Todos los seres humanos tenemos un modo de pensar que aceptamos porque nos agrada, y por el que intentamos explicarnos la realidad y explicarnos también a nosotros mismos. Tenemos nuestras creencias y nuestras ilusiones, nuestras esperanzas y a veces también nuestras desesperanzas, nuestras tristezas y nuestras alegrías. Pero no es este cúmulo de ideas y sentimientos lo que decide nuestra personalidad, porque lo que realmente determina nuestro ser, lo que con total precisión nos define son las decisiones que tomamos, decisiones que previamente se han cocido en el interior de nuestra mente, en nuestros propios pensamientos, y que luego se manifiestan en el exterior, yendo pues de dentro afuera.
Esas decisiones no tienen que ser precisamente trascendentales ni siquiera importantes, sino que abarcan toda la gama de lo que a nuestra existencia se le ofrece, así que podemos considerar tanto el aceptar o no unas creencias religiosas, adherirnos a un partido político, elegir el camino de las ciencias o las humanidades, y también por supuesto asistir a una feria taurina, cambiar de trabajo, hacer deporte, participar en un campeonato de mus o tumbarnos en la playa.

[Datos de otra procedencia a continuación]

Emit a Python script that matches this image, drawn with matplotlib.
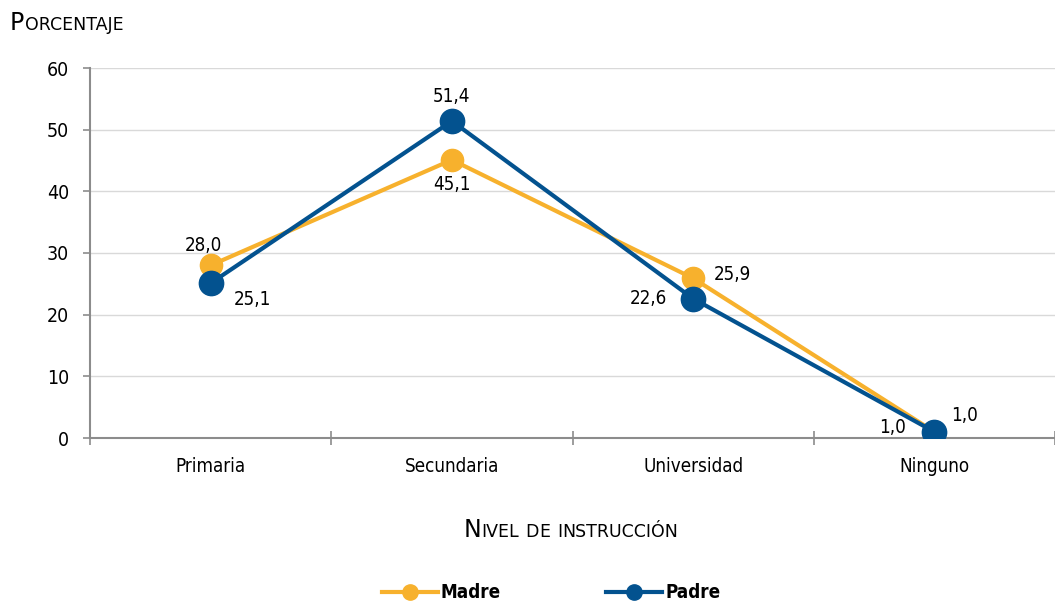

Son todas las decisiones las que nos definen, decisiones que han brotado de lo que habitualmente pensamos, lo que pasa es que hoy existe una clara dicotomía cada vez más marcada en este aspecto, y es que se suele dar que lo que pensamos es una cosa y lo que decidimos viene a ser otra distinta cuando no contrapuesta, que nuestras creencias van en una dirección pero que al final nos entregamos en la dirección contraria, que nuestras ilusiones añoran un determinado objetivo pero que a la hora de la verdad lo sustituimos por otro diferente que, en realidad, nos hace poca o ninguna ilusión.
Y esto es así por ese agobiante cerco que nos imponen muchas de las circunstancias actuales, toleradas por casi todos y promovidas por no se sabe quién, pero que terminan por ignorar lo que pensamos y sentimos, hasta el punto de que también nosotros solemos olvidarnos de ello. Así que nuestras decisiones no las hacemos nosotros, no van de dentro afuera sino al revés, y son otros las que las toman. Es como si no fuéramos nadie, puesto que no nos hemos definido por nosotros mismos y no hemos sido auténticos. Vivimos, jugamos, sufrimos y gozamos, pero no sabemos con claridad quién es ese yo, supuestamente el nuestro, que vive, juega, sufre y goza.